:: Provided material

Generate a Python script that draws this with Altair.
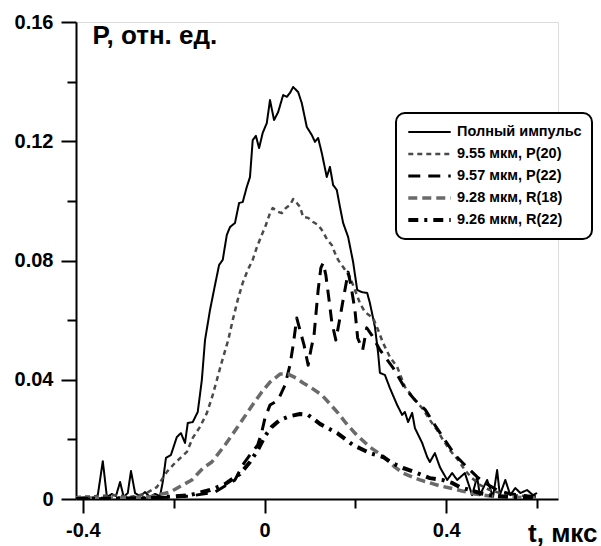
import altair as alt
import pandas as pd

FONT = "Liberation Sans"

names = ["Полный импульс", "9.55 мкм, P(20)", "9.57 мкм, P(22)", "9.28 мкм, R(18)", "9.26 мкм, R(22)"]

full_t = [-0.415, -0.396, -0.380, -0.367, -0.356, -0.347, -0.336, -0.327, -0.318, -0.310, -0.301, -0.294,
          -0.285, -0.274, -0.263, -0.252, -0.241, -0.230, -0.224, -0.217, -0.206, -0.193, -0.184, -0.175,
          -0.169, -0.158, -0.147, -0.138, -0.131, -0.120, -0.109, -0.100, -0.092, -0.083, -0.076, -0.065,
          -0.056, -0.048, -0.039, -0.032, -0.026, -0.019, -0.012, -0.004, 0.005, 0.012, 0.021, 0.030,
          0.041, 0.049, 0.056, 0.063, 0.074, 0.082, 0.093, 0.104, 0.111, 0.118, 0.126, 0.137, 0.144,
          0.151, 0.159, 0.166, 0.173, 0.184, 0.195, 0.204, 0.214, 0.226, 0.232, 0.243, 0.250, 0.254,
          0.265, 0.276, 0.292, 0.303, 0.309, 0.316, 0.325, 0.331, 0.347, 0.358, 0.364, 0.375, 0.386,
          0.402, 0.413, 0.424, 0.441, 0.457, 0.468, 0.474, 0.490, 0.503, 0.512, 0.518, 0.530, 0.541,
          0.552, 0.563, 0.578, 0.591, 0.600]
full_p = [0.0, 0.0007, 0.0, 0.0013, 0.0127, 0.0007, 0.0017, 0.001, 0.0057, 0.0007, 0.002, 0.0094,
          0.002, 0.001, 0.0023, 0.0007, 0.0017, 0.001, 0.0057, 0.0138, 0.0148, 0.0208, 0.0221, 0.0188,
          0.0255, 0.0258, 0.0292, 0.0399, 0.0533, 0.0634, 0.0718, 0.0785, 0.0802, 0.0886, 0.0912, 0.0926,
          0.0993, 0.0996, 0.1047, 0.1080, 0.1204, 0.1218, 0.1177, 0.1228, 0.1261, 0.1338, 0.1271, 0.1298,
          0.1355, 0.1349, 0.1362, 0.1382, 0.1365, 0.1328, 0.1248, 0.1221, 0.1198, 0.1211, 0.1161, 0.1080, 0.1114,
          0.1053, 0.1037, 0.0980, 0.0926, 0.0879, 0.0795, 0.0701, 0.0694, 0.0691, 0.0657, 0.0577, 0.0490, 0.0423,
          0.0416, 0.0372, 0.0315, 0.0282, 0.0292, 0.0258, 0.0289, 0.0238, 0.0188, 0.0141, 0.0124, 0.0154, 0.0107,
          0.0064, 0.0087, 0.0064, 0.0087, 0.0013, 0.0074, 0.0013, 0.0064, 0.0007, 0.0097, 0.0013, 0.0064, 0.0013,
          0.0037, 0.002, 0.003, 0.0013, 0.002]

p20_t = [-0.415, -0.363, -0.330, -0.296, -0.263, -0.237, -0.215, -0.197, -0.171, -0.158, -0.142, -0.127,
         -0.114, -0.105, -0.094, -0.080, -0.070, -0.059, -0.048, -0.037, -0.026, -0.019, -0.015, -0.006,
         0.003, 0.012, 0.018, 0.030, 0.038, 0.047, 0.056, 0.063, 0.071, 0.078, 0.085, 0.096, 0.107, 0.118,
         0.129, 0.138, 0.148, 0.155, 0.162, 0.173, 0.188, 0.210, 0.221, 0.239, 0.250, 0.261, 0.276, 0.292,
         0.309, 0.328, 0.350, 0.364, 0.380, 0.393, 0.408, 0.426, 0.441, 0.457, 0.474, 0.496, 0.518, 0.551, 0.600]
p20_p = [0.0007, 0.001, 0.0013, 0.0007, 0.0017, 0.004, 0.0091, 0.0121, 0.0158, 0.0205, 0.0242, 0.0288,
         0.0349, 0.0399, 0.0460, 0.0533, 0.0600, 0.0668, 0.0725, 0.0768, 0.0802, 0.0835, 0.0852, 0.0886,
         0.0919, 0.0959, 0.0976, 0.0963, 0.0959, 0.0976, 0.0986, 0.1006, 0.0993, 0.0980, 0.0946, 0.0943, 0.0929, 0.0919,
         0.0896, 0.0869, 0.0852, 0.0825, 0.0802, 0.0778, 0.0745, 0.0657, 0.0627, 0.0607, 0.0567, 0.0523, 0.0476, 0.0443,
         0.0376, 0.0339, 0.0299, 0.0265, 0.0231, 0.0198, 0.0164, 0.0131, 0.0097, 0.0070, 0.0047, 0.0030, 0.0020, 0.0013, 0.0007]

p22_t = [-0.415, -0.252, -0.164, -0.109, -0.065, -0.048, -0.032, -0.015, -0.006, 0.001, 0.012, 0.030,
         0.045, 0.056, 0.063, 0.071, 0.078, 0.087, 0.096, 0.102, 0.109, 0.118, 0.124, 0.129, 0.135, 0.142,
         0.148, 0.157, 0.166, 0.173, 0.179, 0.184, 0.190, 0.199, 0.205, 0.216, 0.225, 0.236, 0.254, 0.283,
         0.309, 0.331, 0.354, 0.375, 0.397, 0.419, 0.441, 0.468, 0.490, 0.512, 0.541, 0.600]
p22_p = [0.0, 0.0003, 0.001, 0.0023, 0.0064, 0.0114, 0.0148, 0.0181, 0.0225, 0.0272, 0.0315, 0.0332,
         0.0382, 0.0449, 0.0516, 0.0607, 0.0567, 0.0516, 0.0449, 0.0500, 0.0550, 0.0701, 0.0775, 0.0792, 0.0751, 0.0668,
         0.0594, 0.0533, 0.0607, 0.0668, 0.0718, 0.0761, 0.0718, 0.0634, 0.0540, 0.0500, 0.0574, 0.0550, 0.0500, 0.0440,
         0.0372, 0.0332, 0.0299, 0.0248, 0.0198, 0.0148, 0.0114, 0.0074, 0.0050, 0.0030, 0.0017, 0.0007]

r18_t = [-0.415, -0.319, -0.253, -0.208, -0.180, -0.160, -0.135, -0.116, -0.087, -0.059, -0.028, -0.006,
         0.012, 0.034, 0.052, 0.069, 0.085, 0.104, 0.126, 0.144, 0.162, 0.179, 0.199, 0.215, 0.232, 0.254,
         0.270, 0.287, 0.305, 0.325, 0.342, 0.364, 0.386, 0.408, 0.435, 0.463, 0.496, 0.541, 0.600]
r18_p = [0.0003, 0.0003, 0.0007, 0.0023, 0.0047, 0.0064, 0.0104, 0.0124, 0.0181, 0.0242, 0.0312, 0.0359,
         0.0392, 0.0419, 0.0419, 0.0406, 0.0389, 0.0372, 0.0349, 0.0319, 0.0288, 0.0255, 0.0221, 0.0198, 0.0174, 0.0151,
         0.0131, 0.0107, 0.0087, 0.0074, 0.0064, 0.0054, 0.0044, 0.0037, 0.0027, 0.0017, 0.001, 0.0007, 0.0003]

r22_t = [-0.415, -0.252, -0.164, -0.120, -0.087, -0.054, -0.032, -0.015, 0.001, 0.016, 0.034, 0.056,
         0.078, 0.096, 0.122, 0.160, 0.195, 0.232, 0.261, 0.280, 0.305, 0.336, 0.364, 0.391, 0.413, 0.430,
         0.452, 0.474, 0.507, 0.541, 0.600]
r22_p = [0.0, 0.0003, 0.0013, 0.003, 0.005, 0.0084, 0.0124, 0.0164, 0.0211, 0.0242, 0.0265, 0.0278,
         0.0285, 0.0282, 0.0252, 0.0221, 0.0181, 0.0154, 0.0141, 0.0121, 0.0104, 0.0087, 0.007, 0.0064, 0.0054, 0.004,
         0.003, 0.002, 0.001, 0.0007, 0.0003]

series_t = [full_t, p20_t, p22_t, r18_t, r22_t]
series_p = [full_p, p20_p, p22_p, r18_p, r22_p]

x_ticks = [-0.4, -0.2, 0, 0.2, 0.4, 0.6]
x_labeled = [-0.4, 0, 0.4]
y_ticks = [0, 0.02, 0.04, 0.06, 0.08, 0.1, 0.12, 0.14, 0.16]
y_labeled = [0, 0.04, 0.08, 0.12, 0.16]

colors = ["#000000", "#4a4a4a", "#000000", "#6a6a6a", "#000000"]
dashes = [[1, 0], [5, 4], [12, 8], [9, 5], [10, 6, 3, 6]]
widths = [2, 4, 4.5, 4.5, 4.5]

rows = []
for name, ts, ps in zip(names, series_t, series_p):
    assert len(ts) == len(ps), name
    for i, (t, p) in enumerate(zip(ts, ps)):
        rows.append({"series": name, "t": t, "p": p, "i": i})
df = pd.DataFrame(rows)

legend = alt.Legend(
    title=None, orient="none", legendX=320, legendY=91,
    strokeColor="black", cornerRadius=9, padding=10, fillColor="white",
    symbolType="stroke", symbolSize=1800, labelFont=FONT, labelFontSize=14.5,
    labelFontWeight="bold", labelColor="black", labelLimit=300,
    clipHeight=18, rowPadding=4,
)

x_major = "indexof(%s, datum.value) >= 0" % str(x_labeled)
y_major = "indexof(%s, datum.value) >= 0" % str(y_labeled)

x_axis = alt.Axis(
    values=x_ticks, title="t, мкс", titleFont=FONT, titleFontSize=26, titleFontWeight="bold",
    titleColor="black", titleX=521, titleY=42, titleAlign="right", titleBaseline="alphabetic",
    labelExpr="indexof(%s, datum.value) >= 0 ? (datum.value == 0 ? '0' : (datum.value < 0 ? '-' : '') + format(abs(datum.value), '.1f')) : ''" % str(x_labeled),
    labelFont=FONT, labelFontSize=20, labelFontWeight="bold", labelColor="black", labelPadding=7,
    tickSize={"condition": {"test": x_major, "value": 14}, "value": 9},
    tickWidth=2, tickColor="black", domainColor="black", domainWidth=2, grid=False, labelFlush=False,
)
y_axis = alt.Axis(
    values=y_ticks, title="P, отн. ед.", titleFont=FONT, titleFontSize=26, titleFontWeight="bold",
    titleColor="black", titleAngle=0, titleX=16, titleY=21, titleAlign="left", titleBaseline="alphabetic",
    labelExpr="indexof(%s, datum.value) >= 0 ? (datum.value == 0 ? '0' : format(datum.value, '.2f')) : ''" % str(y_labeled),
    labelFont=FONT, labelFontSize=20, labelFontWeight="bold", labelColor="black", labelPadding=8,
    tickSize={"condition": {"test": y_major, "value": 15}, "value": 9},
    tickWidth=2, tickColor="black", domainColor="black", domainWidth=2, grid=False, labelFlush=False,
)

chart = alt.Chart(df).mark_line(clip=True, strokeJoin="round").encode(
    x=alt.X("t:Q", scale=alt.Scale(domain=[-0.415, 0.646], nice=False, zero=False), axis=x_axis),
    y=alt.Y("p:Q", scale=alt.Scale(domain=[0, 0.16], nice=False, zero=False), axis=y_axis),
    color=alt.Color("series:N", scale=alt.Scale(domain=names, range=colors), legend=legend, sort=names),
    strokeDash=alt.StrokeDash("series:N", scale=alt.Scale(domain=names, range=dashes), legend=legend, sort=names),
    strokeWidth=alt.StrokeWidth("series:N", scale=alt.Scale(domain=names, range=widths), legend=legend, sort=names),
    order="i:Q",
).properties(
    width=482, height=477,
    autosize=alt.AutoSizeParams(type="none"),
    padding={"left": 76, "top": 22, "right": 43, "bottom": 47},
).configure_view(stroke=None).configure(background="white").configure_legend(strokeWidth=2)

chart.save("out.html", embed_options={"renderer": "svg", "actions": False})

::::

# Aim
Write down every line from the opening of the listing to the line with "0.0037, 0.002, 0.003, 0.0013, 0.002]", both included, and nothing else; the pictures are omitted.

# Answer to this task
Generate a Python script that draws this with Altair.
import altair as alt
import pandas as pd

FONT = "Liberation Sans"

names = ["Полный импульс", "9.55 мкм, P(20)", "9.57 мкм, P(22)", "9.28 мкм, R(18)", "9.26 мкм, R(22)"]

full_t = [-0.415, -0.396, -0.380, -0.367, -0.356, -0.347, -0.336, -0.327, -0.318, -0.310, -0.301, -0.294,
          -0.285, -0.274, -0.263, -0.252, -0.241, -0.230, -0.224, -0.217, -0.206, -0.193, -0.184, -0.175,
          -0.169, -0.158, -0.147, -0.138, -0.131, -0.120, -0.109, -0.100, -0.092, -0.083, -0.076, -0.065,
          -0.056, -0.048, -0.039, -0.032, -0.026, -0.019, -0.012, -0.004, 0.005, 0.012, 0.021, 0.030,
          0.041, 0.049, 0.056, 0.063, 0.074, 0.082, 0.093, 0.104, 0.111, 0.118, 0.126, 0.137, 0.144,
          0.151, 0.159, 0.166, 0.173, 0.184, 0.195, 0.204, 0.214, 0.226, 0.232, 0.243, 0.250, 0.254,
          0.265, 0.276, 0.292, 0.303, 0.309, 0.316, 0.325, 0.331, 0.347, 0.358, 0.364, 0.375, 0.386,
          0.402, 0.413, 0.424, 0.441, 0.457, 0.468, 0.474, 0.490, 0.503, 0.512, 0.518, 0.530, 0.541,
          0.552, 0.563, 0.578, 0.591, 0.600]
full_p = [0.0, 0.0007, 0.0, 0.0013, 0.0127, 0.0007, 0.0017, 0.001, 0.0057, 0.0007, 0.002, 0.0094,
          0.002, 0.001, 0.0023, 0.0007, 0.0017, 0.001, 0.0057, 0.0138, 0.0148, 0.0208, 0.0221, 0.0188,
          0.0255, 0.0258, 0.0292, 0.0399, 0.0533, 0.0634, 0.0718, 0.0785, 0.0802, 0.0886, 0.0912, 0.0926,
          0.0993, 0.0996, 0.1047, 0.1080, 0.1204, 0.1218, 0.1177, 0.1228, 0.1261, 0.1338, 0.1271, 0.1298,
          0.1355, 0.1349, 0.1362, 0.1382, 0.1365, 0.1328, 0.1248, 0.1221, 0.1198, 0.1211, 0.1161, 0.1080, 0.1114,
          0.1053, 0.1037, 0.0980, 0.0926, 0.0879, 0.0795, 0.0701, 0.0694, 0.0691, 0.0657, 0.0577, 0.0490, 0.0423,
          0.0416, 0.0372, 0.0315, 0.0282, 0.0292, 0.0258, 0.0289, 0.0238, 0.0188, 0.0141, 0.0124, 0.0154, 0.0107,
          0.0064, 0.0087, 0.0064, 0.0087, 0.0013, 0.0074, 0.0013, 0.0064, 0.0007, 0.0097, 0.0013, 0.0064, 0.0013,
          0.0037, 0.002, 0.003, 0.0013, 0.002]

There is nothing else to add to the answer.